Muslim terrorist kills three, wounds eight at U.S. air base where we were training him

Yesterday, a Saudi gunman killed three Americans and wounded eight others at a Navy air base in Pensacola, Florida. The gunman was being trained at the base (where my father served for a time during World War II) to become a military pilot.

According to this report in the New York Times, the Saudi trainee showed videos of mass shootings at a dinner party the night before he carried out his shootings. Friends and colleagues noticed that he had become more “religious” lately after returning to the U.S. from leave in Saudi Arabia.

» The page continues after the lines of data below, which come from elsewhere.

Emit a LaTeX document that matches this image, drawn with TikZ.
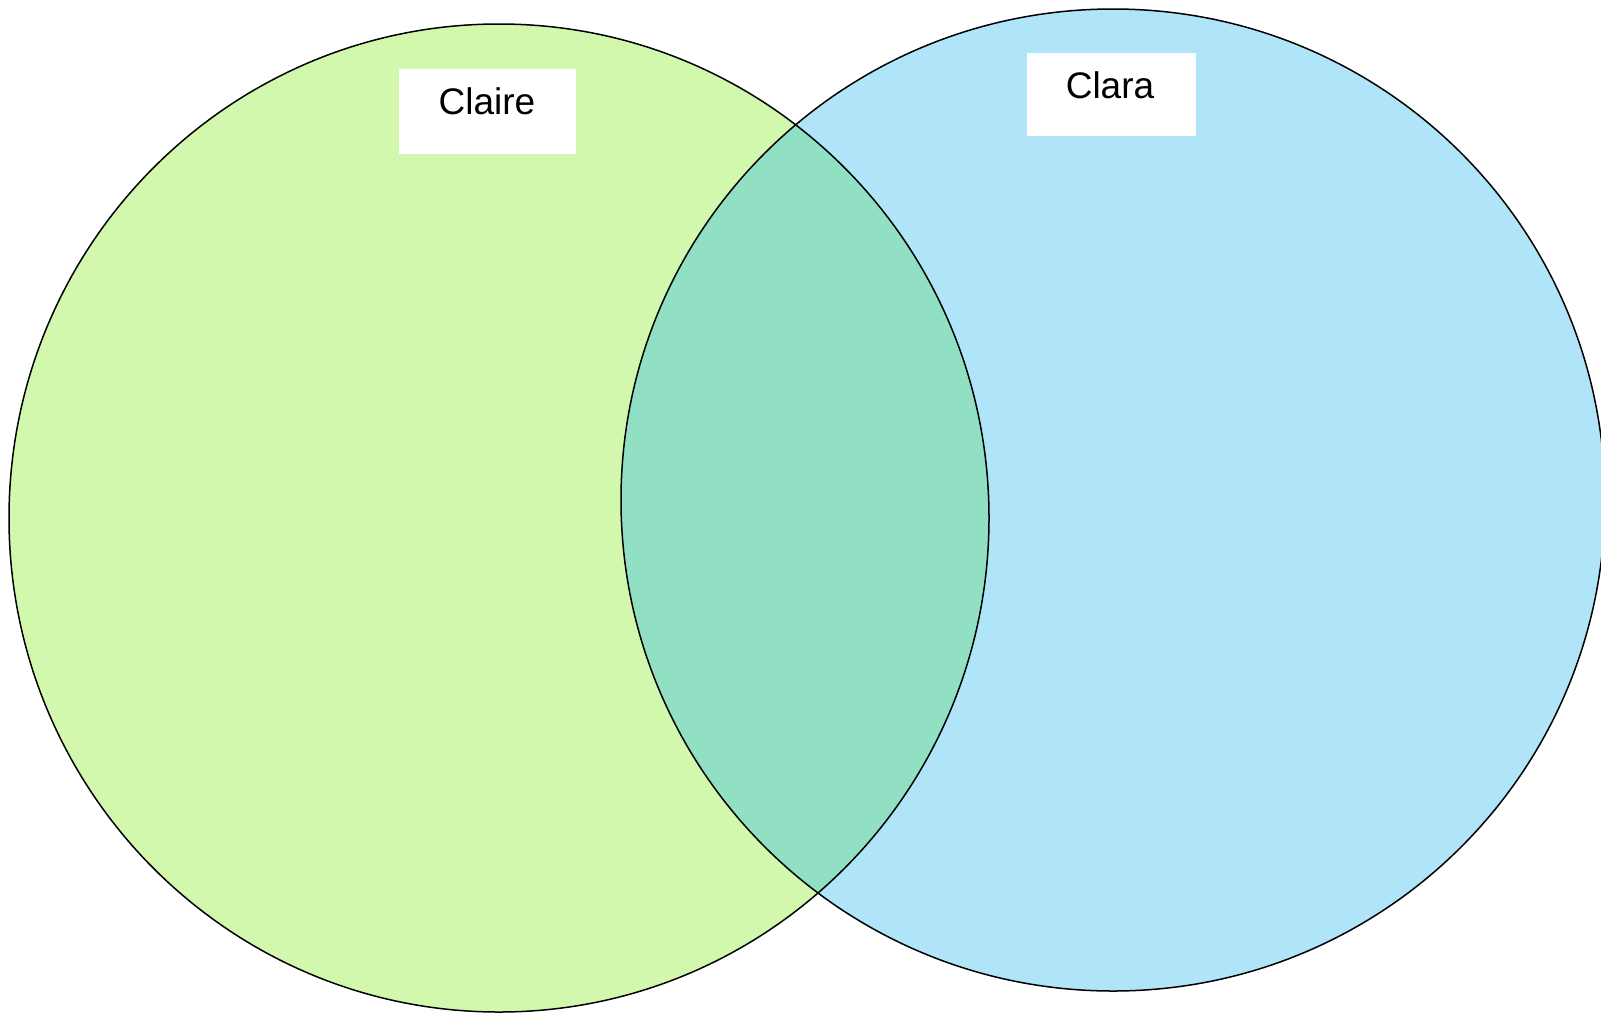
\documentclass[tikz,border=0pt]{standalone}
\usepackage{fontspec}
\setmainfont{Liberation Sans}
\definecolor{claireFill}{HTML}{D2F8AE}
\definecolor{claraFill}{HTML}{B0E5F9}
\definecolor{bothFill}{HTML}{91E0C3}
\begin{document}
\begin{tikzpicture}[x=1pt,y=-1pt,
  setline/.style={draw=black,line width=1.5pt},
  namebox/.style={fill=white,inner sep=0pt},
  nametext/.style={inner sep=0pt,font=\fontsize{37}{42}\selectfont}]
\useasboundingbox (0,0) rectangle (1601,1013);
% the two sets
\fill[claireFill] (499,518) ellipse [x radius=490, y radius=494];
\fill[claraFill] (1113,500) ellipse [x radius=492, y radius=491];
% shared part
\begin{scope}
  \clip (499,518) ellipse [x radius=490, y radius=494];
  \fill[bothFill] (1113,500) ellipse [x radius=492, y radius=491];
\end{scope}
% outlines
\draw[setline] (499,518) ellipse [x radius=490, y radius=494];
\draw[setline] (1113,500) ellipse [x radius=492, y radius=491];
% set names on white tags
\node[namebox,minimum width=177pt,minimum height=85pt] (claireTag) at (487.5,111.5) {};
\node[nametext] (claire) at (487,101) {Claire};
\node[namebox,minimum width=169pt,minimum height=83pt] (claraTag) at (1111.5,94.5) {};
\node[nametext] (clara) at (1110,85) {Clara};
\end{tikzpicture}
\end{document}
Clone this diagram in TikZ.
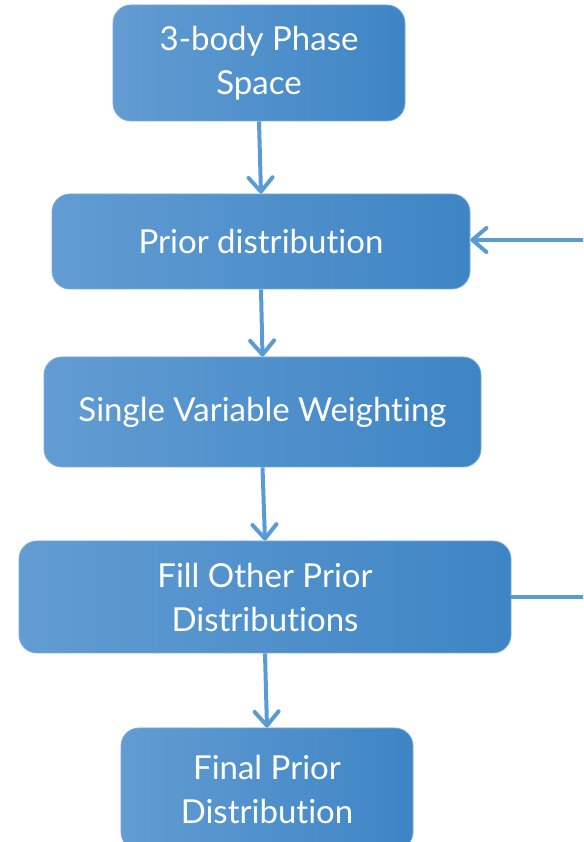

Three Saudi nationals were seen filming the entire shooting incident. They claim they just happened to be there and wanted to capture the event on video. It is unclear from the reporting I’ve seen whether any of these three videographers watched mass shooting videos with the killer at his dinner party the night before the shootings.

The shootings have not yet officially been designated as terrorism. However, a group that monitors jihadist activity found a Twitter account with a name matching that of the gunman — Mohammed Saeed Alshamrani. He had posted a “will” calling the United States a “nation of evil” and criticizing its support for Israel. He also quoted this statement by Osama bin Laden:

I’m not against you for just being American. I don’t hate you because of [your] freedoms, I hate you because every day you support[], fund[] and commit[] crimes not only against Muslims but also humanity.

In short, these shootings almost certainly constitute Islamist terrorism.

It’s true, of course, that the U.S. experiences mass shootings that are not Islamist terrorism. Just the other day, Gabriel Romero, a sailor at Pearl Harbor, gunned down two people.

But here’s the difference. Unlike Romero, Mohammed Saeed Alshamrani, a foreigner, was in this country, and on one of our military facilities, at the invitation of our government. Thus, his killings are a wound America inflicted on itself — and certainly not the first of its kind.